Source code of charts
## BEGIN
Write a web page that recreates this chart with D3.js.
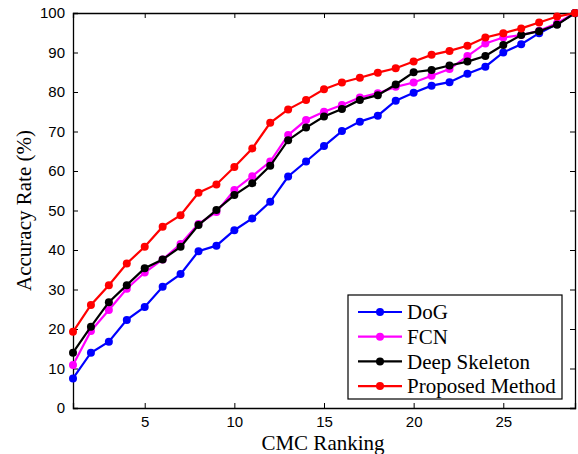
<!DOCTYPE html>
<html>
<head>
<meta charset="utf-8">
<script src="https://cdn.jsdelivr.net/npm/d3@7"></script>
<style>
  body { margin: 0; background: #fff; }
  svg { display: block; }
  .tick text { font-family: 'Liberation Sans', Arial, sans-serif; font-size: 15px; fill: #000; }
  .lbl { font-family: 'Liberation Serif', 'Times New Roman', serif; fill: #000; }
</style>
</head>
<body>
<svg id="chart" width="578" height="454"></svg>
<script>
const ranks = d3.range(1, 30)
const dog = [7.5, 14, 16.8, 22.3, 25.6, 30.7, 33.9, 39.7, 41.1, 45, 48, 52.2, 58.6, 62.4, 66.3, 70.1, 72.5, 74, 77.8, 79.8, 81.6, 82.5, 84.6, 86.4, 90, 92.1, 94.9, 97.2, 100]
const fcn = [10.9, 19.5, 24.8, 30.2, 34.3, 37.6, 41.5, 46.6, 49.6, 55.2, 58.7, 62.4, 69.1, 72.9, 75, 76.7, 78.6, 79.7, 81.3, 82.4, 84.1, 85.8, 89.1, 92.3, 93.8, 94.4, 95.5, 97.4, 100]
const deep = [14, 20.6, 26.8, 31.1, 35.4, 37.6, 40.8, 46.3, 50.1, 53.9, 56.9, 61.3, 67.8, 71, 73.8, 75.7, 78, 79.2, 81.9, 85, 85.6, 86.7, 87.7, 89.1, 91.9, 94.4, 95.4, 97, 100]
const proposed = [19.3, 26.1, 31.1, 36.6, 40.8, 45.9, 48.8, 54.5, 56.6, 61, 65.7, 72.2, 75.6, 78, 80.7, 82.4, 83.6, 84.9, 86, 87.7, 89.4, 90.4, 91.7, 93.8, 94.9, 96.1, 97.6, 99.1, 100]
const seriesNames = ['DoG', 'FCN', 'Deep Skeleton', 'Proposed Method']
const seriesColors = ['#0000ff', '#ff00ff', '#000000', '#ff0000']
const xTicks = [5, 10, 15, 20, 25]
const yTicks = d3.range(0, 101, 10)

const series = [dog, fcn, deep, proposed].map((vals, i) => ({
  name: seriesNames[i],
  color: seriesColors[i],
  points: vals.map((v, j) => [ranks[j], v])
}))

const m = { left: 73, right: 575, top: 13, bottom: 408 }

const svg = d3.select('#chart')
const x = d3.scaleLinear().domain([1, 29]).range([m.left, m.right])
const y = d3.scaleLinear().domain([0, 100]).range([m.bottom, m.top])

// axes, matlab style: ticks inside, box all round
svg.append('g')
  .attr('transform', `translate(0,${m.bottom})`)
  .call(d3.axisBottom(x).tickValues(xTicks).tickSize(-5).tickPadding(8))
svg.append('g')
  .attr('transform', `translate(0,${m.top})`)
  .call(d3.axisTop(x).tickValues(xTicks).tickSize(-5).tickFormat(''))
svg.append('g')
  .attr('transform', `translate(${m.left},0)`)
  .call(d3.axisLeft(y).tickValues(yTicks).tickSize(-5).tickPadding(8))
svg.append('g')
  .attr('transform', `translate(${m.right},0)`)
  .call(d3.axisRight(y).tickValues(yTicks).tickSize(-5).tickFormat(''))
svg.selectAll('.domain').attr('stroke', '#000').attr('stroke-width', 1.3)
svg.selectAll('.tick line').attr('stroke', '#000')

const line = d3.line().x(d => x(d[0])).y(d => y(d[1]))

const g = svg.selectAll('g.series')
  .data(series)
  .enter().append('g')
  .classed('series', true)

g.append('path')
  .attr('d', d => line(d.points))
  .attr('fill', 'none')
  .attr('stroke', d => d.color)
  .attr('stroke-width', 2.2)

g.selectAll('circle')
  .data(d => d.points.map(p => ({ p, color: d.color })))
  .enter().append('circle')
  .attr('cx', d => x(d.p[0]))
  .attr('cy', d => y(d.p[1]))
  .attr('r', 4)
  .attr('fill', d => d.color)

// labels
svg.append('text')
  .classed('lbl', true)
  .attr('x', 323)
  .attr('y', 450)
  .attr('text-anchor', 'middle')
  .style('font-size', '21px')
  .text('CMC Ranking')

svg.append('text')
  .classed('lbl', true)
  .attr('transform', `translate(31,${(m.top + m.bottom) / 2}) rotate(-90)`)
  .attr('text-anchor', 'middle')
  .style('font-size', '21px')
  .text('Accuracy Rate (%)')

// legend
const legend = svg.append('g').attr('transform', 'translate(348,295)')
legend.append('rect')
  .attr('width', 214)
  .attr('height', 104)
  .attr('fill', '#fff')
  .attr('stroke', '#000')
  .attr('stroke-width', 1.2)

const item = legend.selectAll('g.item')
  .data(series)
  .enter().append('g')
  .classed('item', true)
  .attr('transform', (d, i) => `translate(0,${17 + i * 24.7})`)
item.append('line')
  .attr('x1', 10).attr('x2', 54)
  .attr('stroke', d => d.color)
  .attr('stroke-width', 2.2)
item.append('circle')
  .attr('cx', 32)
  .attr('r', 4)
  .attr('fill', d => d.color)
item.append('text')
  .classed('lbl', true)
  .attr('x', 59)
  .attr('dy', '0.35em')
  .style('font-size', '21px')
  .text(d => d.name)
</script>
</body>
</html>
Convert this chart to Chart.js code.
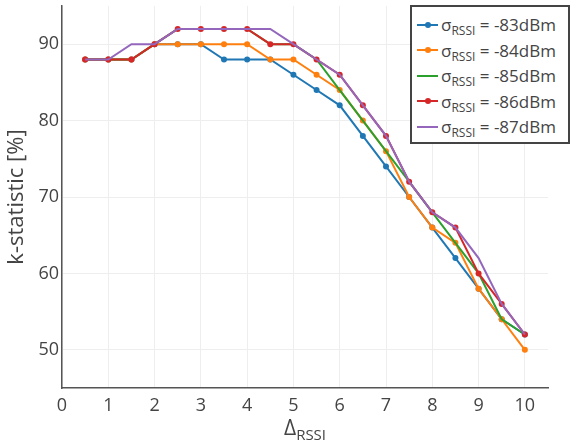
## END
What is being asked: All of the material above is to be copied exactly, except for its images.

Result of this task:
Write a web page that recreates this chart with D3.js.
<!DOCTYPE html>
<html>
<head>
<meta charset="utf-8">
<script src="https://cdn.jsdelivr.net/npm/d3@7"></script>
<style>
  body { margin: 0; background: #fff; }
  svg { display: block; }
  .tick text { font-family: 'Liberation Sans', Arial, sans-serif; font-size: 15px; fill: #000; }
  .lbl { font-family: 'Liberation Serif', 'Times New Roman', serif; fill: #000; }
</style>
</head>
<body>
<svg id="chart" width="578" height="454"></svg>
<script>
const ranks = d3.range(1, 30)
const dog = [7.5, 14, 16.8, 22.3, 25.6, 30.7, 33.9, 39.7, 41.1, 45, 48, 52.2, 58.6, 62.4, 66.3, 70.1, 72.5, 74, 77.8, 79.8, 81.6, 82.5, 84.6, 86.4, 90, 92.1, 94.9, 97.2, 100]
const fcn = [10.9, 19.5, 24.8, 30.2, 34.3, 37.6, 41.5, 46.6, 49.6, 55.2, 58.7, 62.4, 69.1, 72.9, 75, 76.7, 78.6, 79.7, 81.3, 82.4, 84.1, 85.8, 89.1, 92.3, 93.8, 94.4, 95.5, 97.4, 100]
const deep = [14, 20.6, 26.8, 31.1, 35.4, 37.6, 40.8, 46.3, 50.1, 53.9, 56.9, 61.3, 67.8, 71, 73.8, 75.7, 78, 79.2, 81.9, 85, 85.6, 86.7, 87.7, 89.1, 91.9, 94.4, 95.4, 97, 100]
const proposed = [19.3, 26.1, 31.1, 36.6, 40.8, 45.9, 48.8, 54.5, 56.6, 61, 65.7, 72.2, 75.6, 78, 80.7, 82.4, 83.6, 84.9, 86, 87.7, 89.4, 90.4, 91.7, 93.8, 94.9, 96.1, 97.6, 99.1, 100]
const seriesNames = ['DoG', 'FCN', 'Deep Skeleton', 'Proposed Method']
const seriesColors = ['#0000ff', '#ff00ff', '#000000', '#ff0000']
const xTicks = [5, 10, 15, 20, 25]
const yTicks = d3.range(0, 101, 10)

const series = [dog, fcn, deep, proposed].map((vals, i) => ({
  name: seriesNames[i],
  color: seriesColors[i],
  points: vals.map((v, j) => [ranks[j], v])
}))

const m = { left: 73, right: 575, top: 13, bottom: 408 }

const svg = d3.select('#chart')
const x = d3.scaleLinear().domain([1, 29]).range([m.left, m.right])
const y = d3.scaleLinear().domain([0, 100]).range([m.bottom, m.top])

// axes, matlab style: ticks inside, box all round
svg.append('g')
  .attr('transform', `translate(0,${m.bottom})`)
  .call(d3.axisBottom(x).tickValues(xTicks).tickSize(-5).tickPadding(8))
svg.append('g')
  .attr('transform', `translate(0,${m.top})`)
  .call(d3.axisTop(x).tickValues(xTicks).tickSize(-5).tickFormat(''))
svg.append('g')
  .attr('transform', `translate(${m.left},0)`)
  .call(d3.axisLeft(y).tickValues(yTicks).tickSize(-5).tickPadding(8))
svg.append('g')
  .attr('transform', `translate(${m.right},0)`)
  .call(d3.axisRight(y).tickValues(yTicks).tickSize(-5).tickFormat(''))
svg.selectAll('.domain').attr('stroke', '#000').attr('stroke-width', 1.3)
svg.selectAll('.tick line').attr('stroke', '#000')

const line = d3.line().x(d => x(d[0])).y(d => y(d[1]))

const g = svg.selectAll('g.series')
  .data(series)
  .enter().append('g')
  .classed('series', true)

g.append('path')
  .attr('d', d => line(d.points))
  .attr('fill', 'none')
  .attr('stroke', d => d.color)
  .attr('stroke-width', 2.2)

g.selectAll('circle')
  .data(d => d.points.map(p => ({ p, color: d.color })))
  .enter().append('circle')
  .attr('cx', d => x(d.p[0]))
  .attr('cy', d => y(d.p[1]))
  .attr('r', 4)
  .attr('fill', d => d.color)

// labels
svg.append('text')
  .classed('lbl', true)
  .attr('x', 323)
  .attr('y', 450)
  .attr('text-anchor', 'middle')
  .style('font-size', '21px')
  .text('CMC Ranking')

svg.append('text')
  .classed('lbl', true)
  .attr('transform', `translate(31,${(m.top + m.bottom) / 2}) rotate(-90)`)
  .attr('text-anchor', 'middle')
  .style('font-size', '21px')
  .text('Accuracy Rate (%)')

// legend
const legend = svg.append('g').attr('transform', 'translate(348,295)')
legend.append('rect')
  .attr('width', 214)
  .attr('height', 104)
  .attr('fill', '#fff')
  .attr('stroke', '#000')
  .attr('stroke-width', 1.2)

const item = legend.selectAll('g.item')
  .data(series)
  .enter().append('g')
  .classed('item', true)
  .attr('transform', (d, i) => `translate(0,${17 + i * 24.7})`)
item.append('line')
  .attr('x1', 10).attr('x2', 54)
  .attr('stroke', d => d.color)
  .attr('stroke-width', 2.2)
item.append('circle')
  .attr('cx', 32)
  .attr('r', 4)
  .attr('fill', d => d.color)
item.append('text')
  .classed('lbl', true)
  .attr('x', 59)
  .attr('dy', '0.35em')
  .style('font-size', '21px')
  .text(d => d.name)
</script>
</body>
</html>
Convert this chart to Chart.js code.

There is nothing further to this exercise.